Entries taken from a collection:
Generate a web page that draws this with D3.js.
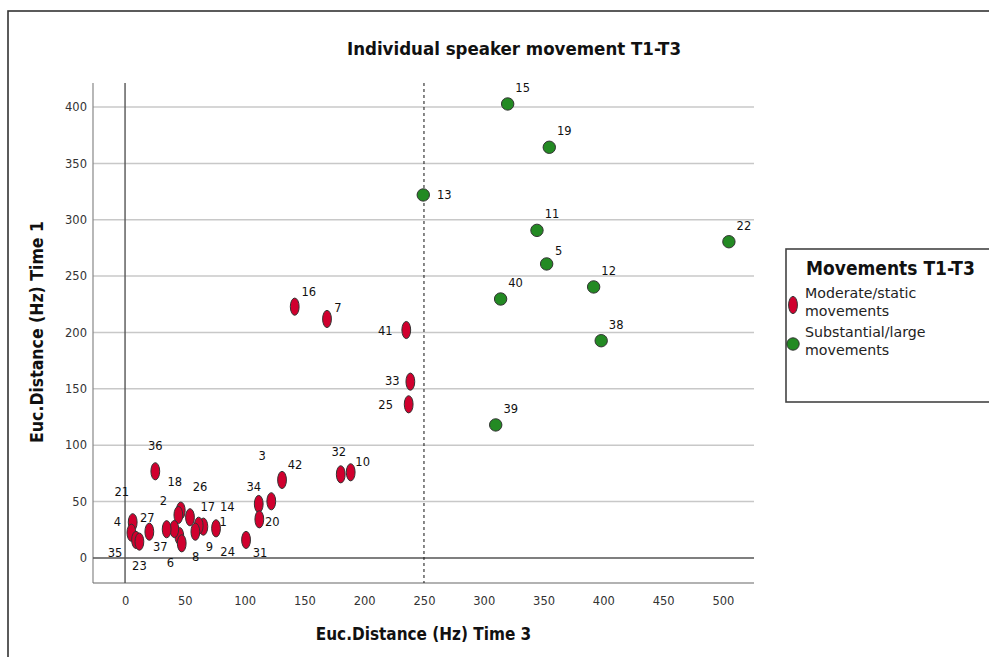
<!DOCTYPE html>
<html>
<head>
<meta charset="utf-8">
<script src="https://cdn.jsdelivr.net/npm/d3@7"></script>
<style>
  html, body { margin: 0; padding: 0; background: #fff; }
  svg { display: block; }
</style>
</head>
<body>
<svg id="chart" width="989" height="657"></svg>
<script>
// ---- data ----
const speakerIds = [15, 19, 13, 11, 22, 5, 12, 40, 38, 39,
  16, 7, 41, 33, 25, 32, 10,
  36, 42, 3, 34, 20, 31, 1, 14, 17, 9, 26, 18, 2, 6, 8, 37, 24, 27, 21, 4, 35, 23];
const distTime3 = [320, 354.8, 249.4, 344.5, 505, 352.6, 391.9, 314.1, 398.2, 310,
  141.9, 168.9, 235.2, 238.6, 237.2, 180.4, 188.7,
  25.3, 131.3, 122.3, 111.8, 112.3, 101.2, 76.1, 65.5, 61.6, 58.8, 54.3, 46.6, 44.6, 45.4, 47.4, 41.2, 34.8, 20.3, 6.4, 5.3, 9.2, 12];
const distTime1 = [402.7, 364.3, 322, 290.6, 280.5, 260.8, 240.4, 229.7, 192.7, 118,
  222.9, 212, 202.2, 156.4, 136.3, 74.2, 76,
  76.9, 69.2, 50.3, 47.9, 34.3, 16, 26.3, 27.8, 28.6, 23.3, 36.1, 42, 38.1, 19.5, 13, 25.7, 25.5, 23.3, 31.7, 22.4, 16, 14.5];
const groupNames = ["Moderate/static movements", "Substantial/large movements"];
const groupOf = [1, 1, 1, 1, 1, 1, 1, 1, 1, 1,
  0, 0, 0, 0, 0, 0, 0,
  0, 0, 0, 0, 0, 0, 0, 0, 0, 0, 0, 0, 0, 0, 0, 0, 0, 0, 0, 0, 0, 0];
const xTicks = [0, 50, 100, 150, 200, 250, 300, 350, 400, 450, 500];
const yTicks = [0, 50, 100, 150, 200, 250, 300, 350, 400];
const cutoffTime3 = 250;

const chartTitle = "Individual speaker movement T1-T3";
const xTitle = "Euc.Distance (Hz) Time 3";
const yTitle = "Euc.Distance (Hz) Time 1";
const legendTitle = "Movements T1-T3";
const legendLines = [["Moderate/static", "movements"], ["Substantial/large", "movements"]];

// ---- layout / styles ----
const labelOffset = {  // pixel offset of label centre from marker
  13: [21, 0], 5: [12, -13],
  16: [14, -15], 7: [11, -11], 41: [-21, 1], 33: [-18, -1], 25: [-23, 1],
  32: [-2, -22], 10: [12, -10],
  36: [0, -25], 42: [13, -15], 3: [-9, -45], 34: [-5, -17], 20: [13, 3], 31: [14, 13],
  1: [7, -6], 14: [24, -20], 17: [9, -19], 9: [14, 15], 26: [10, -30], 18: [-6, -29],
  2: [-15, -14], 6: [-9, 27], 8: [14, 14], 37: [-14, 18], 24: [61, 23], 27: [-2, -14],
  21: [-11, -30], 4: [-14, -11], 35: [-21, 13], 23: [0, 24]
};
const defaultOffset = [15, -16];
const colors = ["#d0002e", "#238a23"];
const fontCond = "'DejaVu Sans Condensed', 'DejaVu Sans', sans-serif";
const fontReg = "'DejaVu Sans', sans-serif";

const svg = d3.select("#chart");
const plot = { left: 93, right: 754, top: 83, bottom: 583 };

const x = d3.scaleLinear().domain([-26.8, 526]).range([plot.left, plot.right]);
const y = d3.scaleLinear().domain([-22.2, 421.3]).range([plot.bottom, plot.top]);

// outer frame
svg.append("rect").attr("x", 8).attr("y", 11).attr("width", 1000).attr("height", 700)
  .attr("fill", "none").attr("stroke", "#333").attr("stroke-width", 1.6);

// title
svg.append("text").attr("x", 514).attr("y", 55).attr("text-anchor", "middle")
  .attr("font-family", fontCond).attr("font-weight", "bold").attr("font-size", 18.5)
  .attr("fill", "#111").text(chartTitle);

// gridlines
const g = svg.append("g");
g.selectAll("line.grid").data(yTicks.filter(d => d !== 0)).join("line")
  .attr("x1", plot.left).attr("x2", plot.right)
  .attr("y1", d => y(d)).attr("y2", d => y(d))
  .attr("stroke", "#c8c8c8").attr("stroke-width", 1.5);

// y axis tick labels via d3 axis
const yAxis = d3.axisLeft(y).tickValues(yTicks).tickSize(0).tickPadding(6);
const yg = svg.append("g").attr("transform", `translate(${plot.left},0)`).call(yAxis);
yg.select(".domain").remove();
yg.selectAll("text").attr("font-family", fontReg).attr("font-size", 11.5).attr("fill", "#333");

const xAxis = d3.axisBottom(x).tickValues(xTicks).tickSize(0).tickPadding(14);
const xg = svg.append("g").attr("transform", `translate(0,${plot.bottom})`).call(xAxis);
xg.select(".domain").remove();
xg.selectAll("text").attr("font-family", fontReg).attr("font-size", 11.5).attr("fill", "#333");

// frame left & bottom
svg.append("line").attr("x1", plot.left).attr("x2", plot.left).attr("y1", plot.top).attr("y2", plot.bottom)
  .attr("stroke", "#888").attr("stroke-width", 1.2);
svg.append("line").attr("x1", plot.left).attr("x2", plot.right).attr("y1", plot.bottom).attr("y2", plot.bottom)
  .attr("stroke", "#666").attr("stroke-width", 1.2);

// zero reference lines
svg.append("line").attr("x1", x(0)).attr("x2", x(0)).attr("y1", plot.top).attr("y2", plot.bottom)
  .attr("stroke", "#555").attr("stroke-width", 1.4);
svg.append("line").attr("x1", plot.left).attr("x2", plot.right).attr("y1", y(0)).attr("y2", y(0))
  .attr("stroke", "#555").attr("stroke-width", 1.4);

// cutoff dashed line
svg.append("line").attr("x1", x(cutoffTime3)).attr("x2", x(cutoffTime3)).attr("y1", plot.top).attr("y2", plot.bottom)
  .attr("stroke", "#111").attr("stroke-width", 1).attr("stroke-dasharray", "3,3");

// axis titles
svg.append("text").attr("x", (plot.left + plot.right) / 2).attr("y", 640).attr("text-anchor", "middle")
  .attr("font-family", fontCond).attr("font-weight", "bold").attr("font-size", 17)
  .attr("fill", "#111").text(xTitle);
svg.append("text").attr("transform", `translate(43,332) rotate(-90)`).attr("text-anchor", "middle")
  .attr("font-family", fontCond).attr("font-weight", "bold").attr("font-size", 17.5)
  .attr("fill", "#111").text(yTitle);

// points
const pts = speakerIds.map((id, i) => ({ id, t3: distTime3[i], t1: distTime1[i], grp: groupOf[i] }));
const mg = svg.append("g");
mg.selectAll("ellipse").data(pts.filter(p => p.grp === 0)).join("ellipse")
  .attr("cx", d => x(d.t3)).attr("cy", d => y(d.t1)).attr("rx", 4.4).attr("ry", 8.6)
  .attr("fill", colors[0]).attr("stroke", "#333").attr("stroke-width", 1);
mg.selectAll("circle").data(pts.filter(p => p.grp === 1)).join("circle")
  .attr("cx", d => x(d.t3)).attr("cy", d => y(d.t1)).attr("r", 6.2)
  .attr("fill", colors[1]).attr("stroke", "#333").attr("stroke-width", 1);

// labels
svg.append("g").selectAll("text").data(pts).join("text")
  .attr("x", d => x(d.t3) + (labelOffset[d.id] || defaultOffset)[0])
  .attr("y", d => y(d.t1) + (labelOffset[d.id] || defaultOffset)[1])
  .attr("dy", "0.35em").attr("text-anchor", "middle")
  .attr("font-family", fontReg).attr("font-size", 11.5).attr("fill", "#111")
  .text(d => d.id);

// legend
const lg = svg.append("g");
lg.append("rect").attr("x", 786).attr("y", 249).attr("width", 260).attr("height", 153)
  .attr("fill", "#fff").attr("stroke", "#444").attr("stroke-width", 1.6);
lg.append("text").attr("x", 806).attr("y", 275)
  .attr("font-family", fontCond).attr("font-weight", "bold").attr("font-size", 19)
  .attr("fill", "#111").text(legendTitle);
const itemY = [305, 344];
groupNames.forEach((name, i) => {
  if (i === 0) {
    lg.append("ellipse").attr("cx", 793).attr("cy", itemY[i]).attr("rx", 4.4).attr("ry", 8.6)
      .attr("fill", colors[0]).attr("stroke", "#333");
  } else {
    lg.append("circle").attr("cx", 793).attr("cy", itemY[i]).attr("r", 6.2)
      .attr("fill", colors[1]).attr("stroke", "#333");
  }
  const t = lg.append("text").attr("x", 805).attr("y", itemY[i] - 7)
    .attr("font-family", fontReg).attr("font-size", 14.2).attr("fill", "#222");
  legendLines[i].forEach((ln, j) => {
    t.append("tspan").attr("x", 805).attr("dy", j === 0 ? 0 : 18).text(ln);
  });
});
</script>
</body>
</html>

--

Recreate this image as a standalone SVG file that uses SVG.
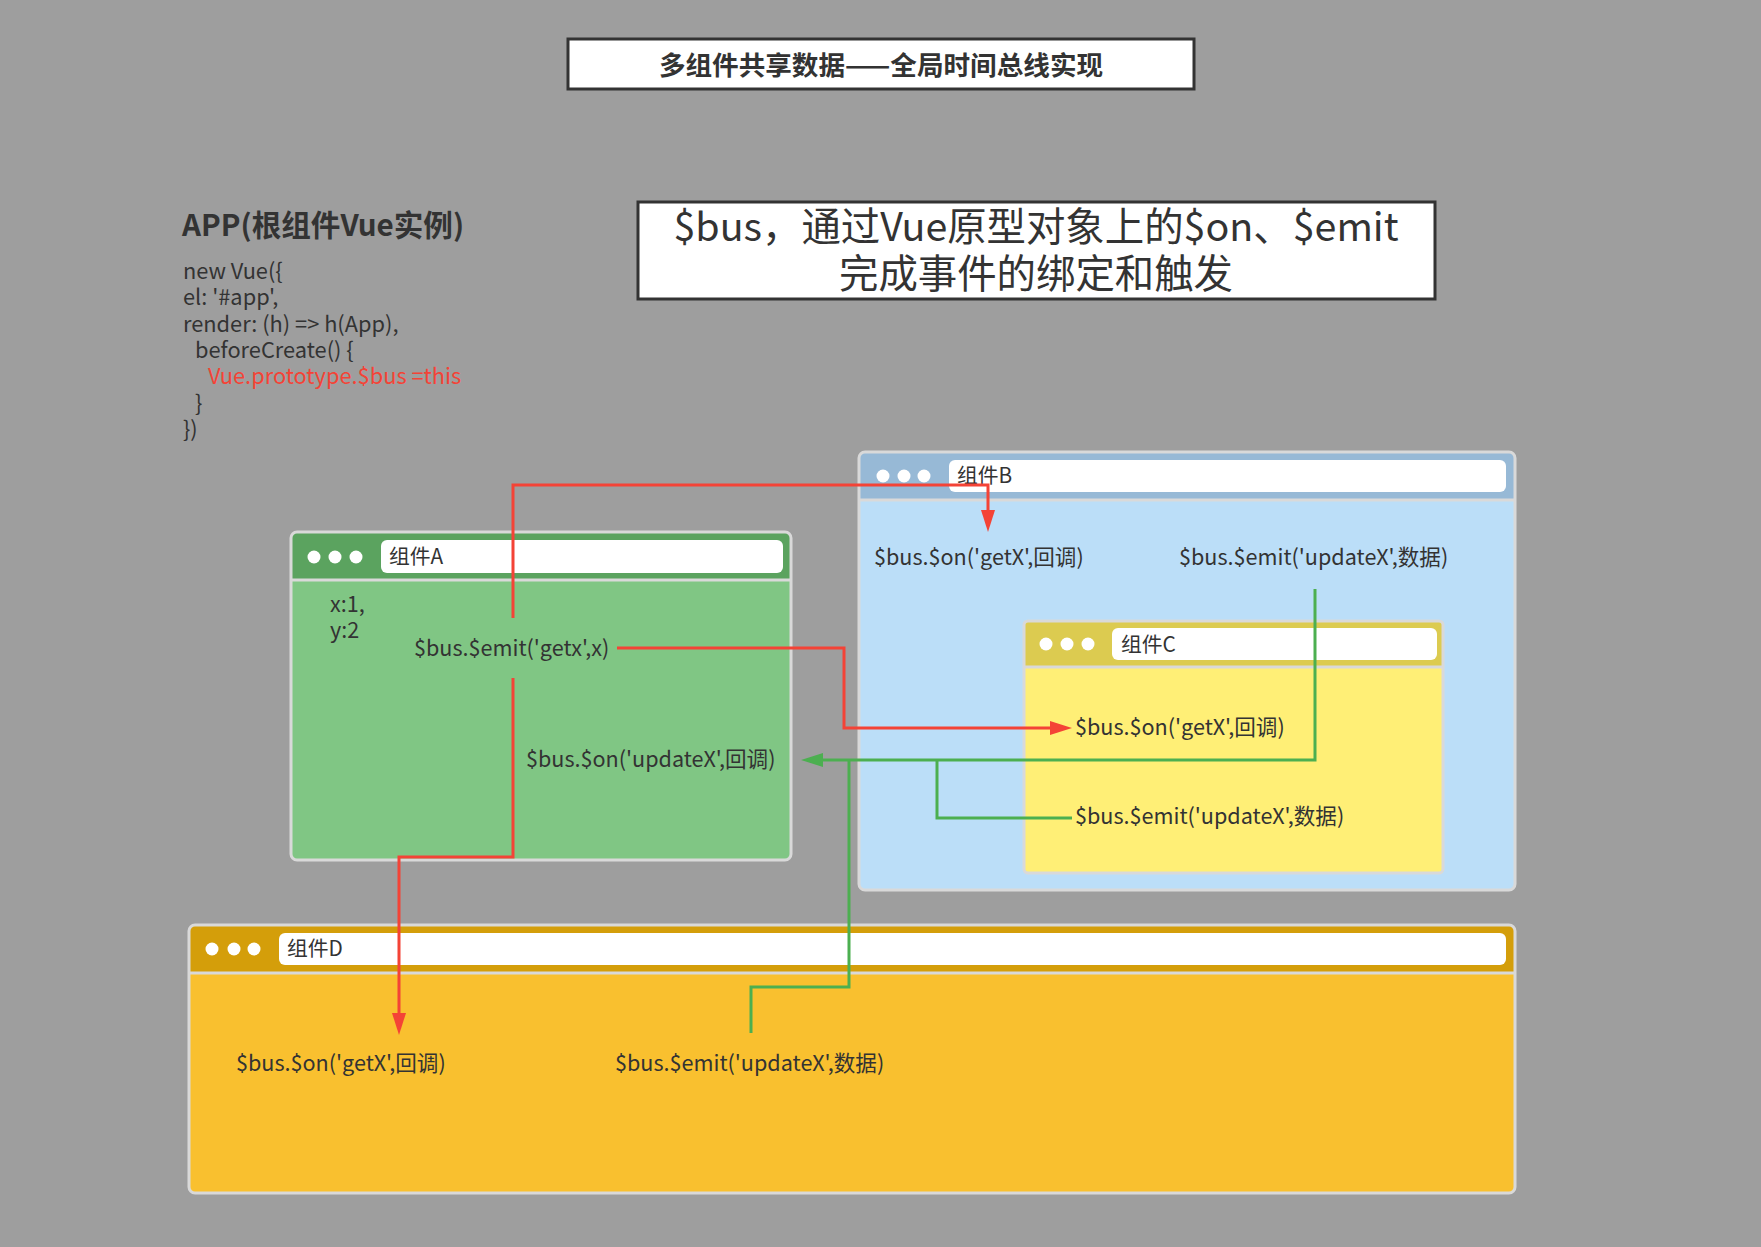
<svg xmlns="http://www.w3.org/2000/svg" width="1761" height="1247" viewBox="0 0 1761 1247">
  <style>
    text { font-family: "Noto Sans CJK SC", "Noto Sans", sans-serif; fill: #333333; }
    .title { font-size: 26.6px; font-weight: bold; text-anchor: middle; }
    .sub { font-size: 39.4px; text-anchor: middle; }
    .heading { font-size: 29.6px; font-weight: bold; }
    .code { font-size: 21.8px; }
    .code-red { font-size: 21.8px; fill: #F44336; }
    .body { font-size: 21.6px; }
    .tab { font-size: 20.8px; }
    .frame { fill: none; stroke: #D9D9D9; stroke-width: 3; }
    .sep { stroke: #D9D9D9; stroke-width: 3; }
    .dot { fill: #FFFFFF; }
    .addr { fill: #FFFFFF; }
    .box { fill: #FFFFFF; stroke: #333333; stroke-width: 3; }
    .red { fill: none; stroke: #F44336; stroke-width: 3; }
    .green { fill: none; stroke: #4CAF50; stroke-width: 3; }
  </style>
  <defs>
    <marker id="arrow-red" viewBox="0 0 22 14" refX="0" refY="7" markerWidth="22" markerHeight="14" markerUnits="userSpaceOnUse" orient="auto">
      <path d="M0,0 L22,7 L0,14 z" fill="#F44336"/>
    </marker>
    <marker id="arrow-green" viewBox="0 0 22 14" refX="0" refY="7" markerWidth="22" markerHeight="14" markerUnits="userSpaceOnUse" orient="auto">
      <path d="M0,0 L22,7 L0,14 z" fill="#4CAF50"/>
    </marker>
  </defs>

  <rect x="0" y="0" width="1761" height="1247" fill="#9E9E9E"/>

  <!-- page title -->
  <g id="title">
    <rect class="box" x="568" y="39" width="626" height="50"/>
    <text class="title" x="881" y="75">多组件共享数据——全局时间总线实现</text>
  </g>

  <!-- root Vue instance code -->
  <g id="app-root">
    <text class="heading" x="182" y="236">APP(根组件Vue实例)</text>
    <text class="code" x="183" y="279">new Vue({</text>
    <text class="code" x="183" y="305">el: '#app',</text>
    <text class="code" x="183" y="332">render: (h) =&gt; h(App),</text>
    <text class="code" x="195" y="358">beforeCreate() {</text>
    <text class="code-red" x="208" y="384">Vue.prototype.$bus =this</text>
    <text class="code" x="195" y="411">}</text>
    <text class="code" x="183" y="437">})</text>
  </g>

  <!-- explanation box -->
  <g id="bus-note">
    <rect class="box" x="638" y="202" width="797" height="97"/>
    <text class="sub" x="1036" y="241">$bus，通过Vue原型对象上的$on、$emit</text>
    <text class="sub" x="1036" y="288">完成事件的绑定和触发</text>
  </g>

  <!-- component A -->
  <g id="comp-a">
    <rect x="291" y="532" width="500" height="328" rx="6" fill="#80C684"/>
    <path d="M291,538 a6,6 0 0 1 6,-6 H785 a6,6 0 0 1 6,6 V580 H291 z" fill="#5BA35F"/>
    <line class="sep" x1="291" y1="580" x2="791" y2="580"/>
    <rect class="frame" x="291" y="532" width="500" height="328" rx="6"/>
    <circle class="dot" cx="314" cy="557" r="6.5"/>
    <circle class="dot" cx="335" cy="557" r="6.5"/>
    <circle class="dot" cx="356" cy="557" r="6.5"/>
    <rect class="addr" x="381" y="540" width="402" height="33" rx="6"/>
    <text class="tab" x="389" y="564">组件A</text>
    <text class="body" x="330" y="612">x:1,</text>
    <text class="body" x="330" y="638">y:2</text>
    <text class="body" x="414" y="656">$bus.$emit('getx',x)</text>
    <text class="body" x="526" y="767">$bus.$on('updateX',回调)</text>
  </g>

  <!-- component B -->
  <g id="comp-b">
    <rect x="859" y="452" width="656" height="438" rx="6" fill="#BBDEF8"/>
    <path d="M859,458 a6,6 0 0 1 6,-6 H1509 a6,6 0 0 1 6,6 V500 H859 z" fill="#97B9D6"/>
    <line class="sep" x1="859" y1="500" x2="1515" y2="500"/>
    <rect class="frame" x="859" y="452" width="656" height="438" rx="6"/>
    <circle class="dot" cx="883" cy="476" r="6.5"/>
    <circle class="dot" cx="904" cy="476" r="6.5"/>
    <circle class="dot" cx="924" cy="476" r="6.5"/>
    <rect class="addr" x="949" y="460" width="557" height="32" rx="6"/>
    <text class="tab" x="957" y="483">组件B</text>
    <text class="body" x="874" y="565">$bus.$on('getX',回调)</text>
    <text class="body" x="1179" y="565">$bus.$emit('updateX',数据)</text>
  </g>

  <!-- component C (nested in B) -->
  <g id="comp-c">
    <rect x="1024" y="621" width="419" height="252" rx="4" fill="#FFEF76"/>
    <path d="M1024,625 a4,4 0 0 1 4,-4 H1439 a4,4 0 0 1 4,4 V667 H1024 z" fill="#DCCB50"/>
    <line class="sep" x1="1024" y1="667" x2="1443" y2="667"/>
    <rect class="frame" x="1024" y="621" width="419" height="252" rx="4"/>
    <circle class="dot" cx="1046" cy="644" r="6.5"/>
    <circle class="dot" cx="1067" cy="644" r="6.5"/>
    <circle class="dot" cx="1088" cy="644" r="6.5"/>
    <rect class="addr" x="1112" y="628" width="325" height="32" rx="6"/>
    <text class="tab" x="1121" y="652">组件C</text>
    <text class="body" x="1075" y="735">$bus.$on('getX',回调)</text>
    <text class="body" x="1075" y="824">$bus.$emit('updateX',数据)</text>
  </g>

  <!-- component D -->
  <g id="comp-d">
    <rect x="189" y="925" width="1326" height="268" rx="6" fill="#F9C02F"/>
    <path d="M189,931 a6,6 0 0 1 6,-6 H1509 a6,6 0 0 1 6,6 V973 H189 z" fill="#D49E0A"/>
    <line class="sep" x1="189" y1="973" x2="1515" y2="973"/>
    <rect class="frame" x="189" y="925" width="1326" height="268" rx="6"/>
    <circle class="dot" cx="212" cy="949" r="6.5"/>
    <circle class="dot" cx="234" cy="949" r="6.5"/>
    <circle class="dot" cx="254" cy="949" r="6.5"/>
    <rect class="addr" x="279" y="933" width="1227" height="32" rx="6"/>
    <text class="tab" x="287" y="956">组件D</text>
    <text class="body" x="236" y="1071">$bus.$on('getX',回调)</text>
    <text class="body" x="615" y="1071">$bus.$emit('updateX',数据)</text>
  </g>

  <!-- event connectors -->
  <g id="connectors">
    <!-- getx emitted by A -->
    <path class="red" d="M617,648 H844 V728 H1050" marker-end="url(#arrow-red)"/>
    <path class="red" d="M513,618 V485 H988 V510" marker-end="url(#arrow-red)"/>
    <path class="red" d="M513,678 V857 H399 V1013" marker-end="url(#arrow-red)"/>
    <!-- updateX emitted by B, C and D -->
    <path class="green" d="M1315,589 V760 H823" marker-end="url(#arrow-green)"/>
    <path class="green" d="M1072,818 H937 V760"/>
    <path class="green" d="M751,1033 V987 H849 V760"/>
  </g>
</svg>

What is asked
Gather from the entries above all lines that include the string "this".

Response to the task
Generate a web page that draws this with D3.js.
Recreate this image as a standalone SVG file that uses SVG.
    <text class="code-red" x="208" y="384">Vue.prototype.$bus =this</text>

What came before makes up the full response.